Frequently Asked Questions (FAQs) About Caching in System Design
FAQs related to Caching in System Design:
1. What is caching, and why is it important in system design?
Caching involves storing frequently accessed data in a temporary storage location for quick retrieval. It is essential in system design because it improves performance by reducing the time required to fetch data, thereby enhancing user experience and scalability.
2. What types of data can be cached in a system?
Various types of data can be cached, including database query results, computed values, static assets (e.g., images, CSS files), API responses, and entire web pages.
3. How does caching work in a distributed system?
In a distributed system, caching involves storing copies of data across multiple nodes.
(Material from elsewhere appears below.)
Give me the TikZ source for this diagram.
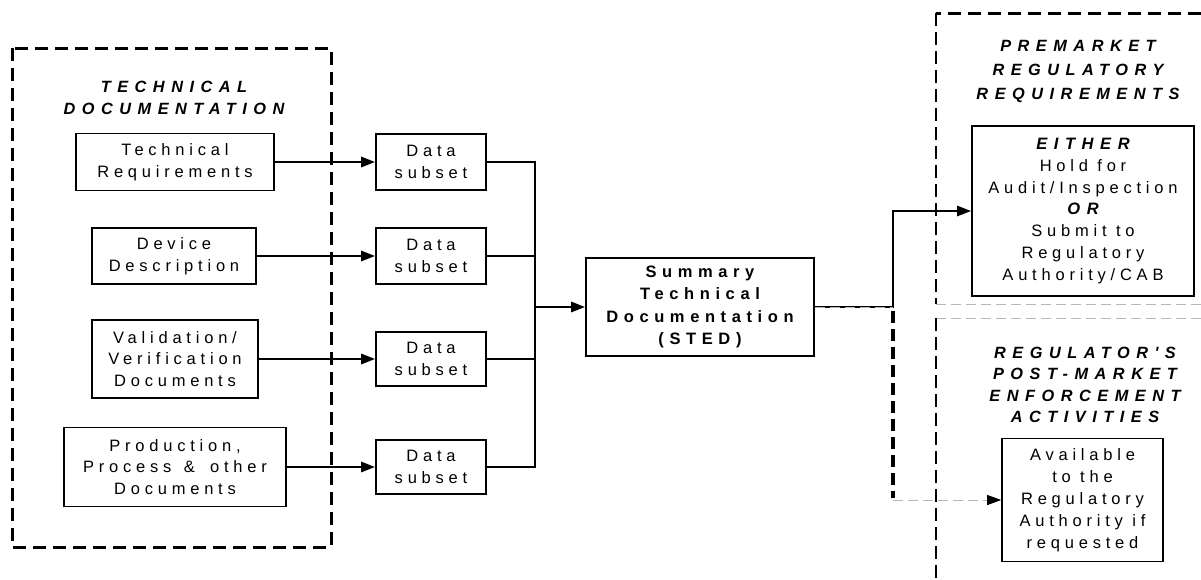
\documentclass[tikz,border=0pt]{standalone}
\usepackage{fontspec}
\setmainfont{Liberation Sans}
\newfontfamily\bodyls{Liberation Sans}[LetterSpace=29]
\newfontfamily\titlels{Liberation Sans}[LetterSpace=40]
\newfontfamily\stedls{Liberation Sans}[LetterSpace=34]
\usetikzlibrary{arrows.meta}
\tikzset{
  box/.style={draw, line width=1.6pt, inner sep=0pt, align=center, fill=white,
    font=\fontsize{16.5}{21.5}\selectfont\bodyls},
  stedbox/.style={box, font=\fontsize{16.5}{22.5}\selectfont\stedls\bfseries},
  titletext/.style={inner sep=0pt, align=center,
    font=\fontsize{16.3}{21.5}\selectfont\titlels\bfseries\itshape},
  tip/.style={-{Triangle[length=14pt,width=10pt,color=black]}},
  feedarrow/.style={tip, line width=2.8pt},
  busline/.style={line width=1.8pt},
  outline/.style={line width=3pt, dash pattern=on 13pt off 7pt},
  sideline/.style={line width=2.2pt, dash pattern=on 13pt off 6pt},
  greydash/.style={draw=black!28, line width=1pt, dash pattern=on 10pt off 5pt},
  downdash/.style={draw=black, line width=3.2pt, dash pattern=on 12pt off 6pt},
}
\begin{document}
\begin{tikzpicture}[x=1pt,y=-1pt]
\fill[white] (0,0) rectangle (1201,579);
\useasboundingbox (0,0) rectangle (1201,579);

% technical documentation region
\draw[outline] (12,48) rectangle (331,547);
\node[titletext] (ttl1) at (174,98) {TECHNICAL\\DOCUMENTATION};

\node[box, minimum width=198pt, minimum height=57pt] (tr) at (175,162) {Technical\\Requirements};
\node[box, minimum width=164pt, minimum height=56pt] (dd) at (174,256) {Device\\Description};
\node[box, minimum width=166pt, minimum height=78pt] (vv) at (175,359) {Validation/\\Verification\\Documents};
\node[box, minimum width=222pt, minimum height=79pt] (pp) at (175,467) {Production,\\Process\hspace{3pt} \&\hspace{6pt} other\\Documents};

% data subsets
\node[box, minimum width=110pt, minimum height=56pt] (ds1) at (431,162) {Data\\subset};
\node[box, minimum width=110pt, minimum height=56pt] (ds2) at (431,256) {Data\\subset};
\node[box, minimum width=110pt, minimum height=54pt] (ds3) at (431,359) {Data\\subset};
\node[box, minimum width=110pt, minimum height=54pt] (ds4) at (431,467) {Data\\subset};

\draw[feedarrow] (tr.east) -- (ds1.west);
\draw[feedarrow] (dd.east) -- (ds2.west);
\draw[feedarrow] (vv.east) -- (ds3.west);
\draw[feedarrow] (pp.east) -- (ds4.west);

% STED
\node[stedbox, minimum width=228pt, minimum height=98pt] (sted) at (700,307) {Summary\\Technical\\Documentation\\(STED)};

\coordinate (bus) at (535,307);
\draw[busline] (ds1.east) -- (ds1.east -| bus) -- (ds4.east -| bus) -- (ds4.east);
\draw[busline] (ds2.east) -- (ds2.east -| bus);
\draw[busline] (ds3.east) -- (ds3.east -| bus);
\draw[feedarrow] (bus) -- (sted.west);

% right regions
\draw[outline] (1201,13) -- (936,13);
\draw[sideline] (936,13) -- (936,304);
\draw[greydash] (936,304) -- (1201,304);
\draw[greydash] (936,318) -- (1201,318);
\draw[sideline] (936,318) -- (936,579);

\node[titletext, font=\fontsize{16.3}{24}\selectfont\titlels\bfseries\itshape] (ttl2) at (1078,71) {PREMARKET\\REGULATORY\\REQUIREMENTS};
\node[titletext] (ttl3) at (1085,385) {REGULATOR'S\\POST-MARKET\\ENFORCEMENT\\ACTIVITIES};

\node[box, minimum width=222pt, minimum height=170pt, font=\fontsize{16.5}{21.8}\selectfont\bodyls] (either) at (1083,211)
  {{\titlels\bfseries\itshape EITHER}\\Hold for\\Audit/Inspection\\{\titlels\bfseries\itshape OR}\\Submit to\\Regulatory\\Authority/CAB};
\node[box, minimum width=161pt, minimum height=123pt, font=\fontsize{16.5}{22}\selectfont\bodyls] (avail) at (1082.5,500)
  {Available\\to the\\Regulatory\\Authority if\\requested};

\coordinate (split) at (893,307);
\coordinate (low) at (893,500);
\coordinate (downtop) at (893,311);
\coordinate (downend) at (893,498);
\draw[tip, line width=2.4pt] (sted.east) -- (split) |- (either.west);
\draw[greydash] (sted.east) -- (split);
\draw[downdash] (downtop) -- (downend);
\draw[greydash, tip] (low) -- (avail.west);
\end{tikzpicture}
\end{document}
Each node maintains a portion of the cached data, and a distributed caching layer ensures that data is evenly distributed and accessible from any node, improving scalability and fault tolerance.
4. What are the benefits of caching?
Caching offers several benefits, including improved performance, scalability, cost savings, and reliability. It reduces response times, distributes the load across servers, potentially lowers infrastructure costs, and enhances fault tolerance.
5. What are the challenges associated with caching?
Some challenges of caching include cache invalidation, cache eviction policies, cache coherency in distributed environments, and dealing with cold starts. Managing these challenges effectively is crucial to maintaining consistent and reliable performance.
6. How do cache eviction policies work?
Cache eviction policies determine which data to keep and which to discard when the cache reaches its capacity limit. Common eviction policies include least recently used (LRU), least frequently used (LFU), or time-based expiration.
7. How do you ensure cache coherency in a distributed caching environment?
Cache coherency in distributed caching environments is achieved through strategies such as cache replication, cache invalidation messages, and distributed locking mechanisms. These mechanisms ensure that all cache nodes have consistent data.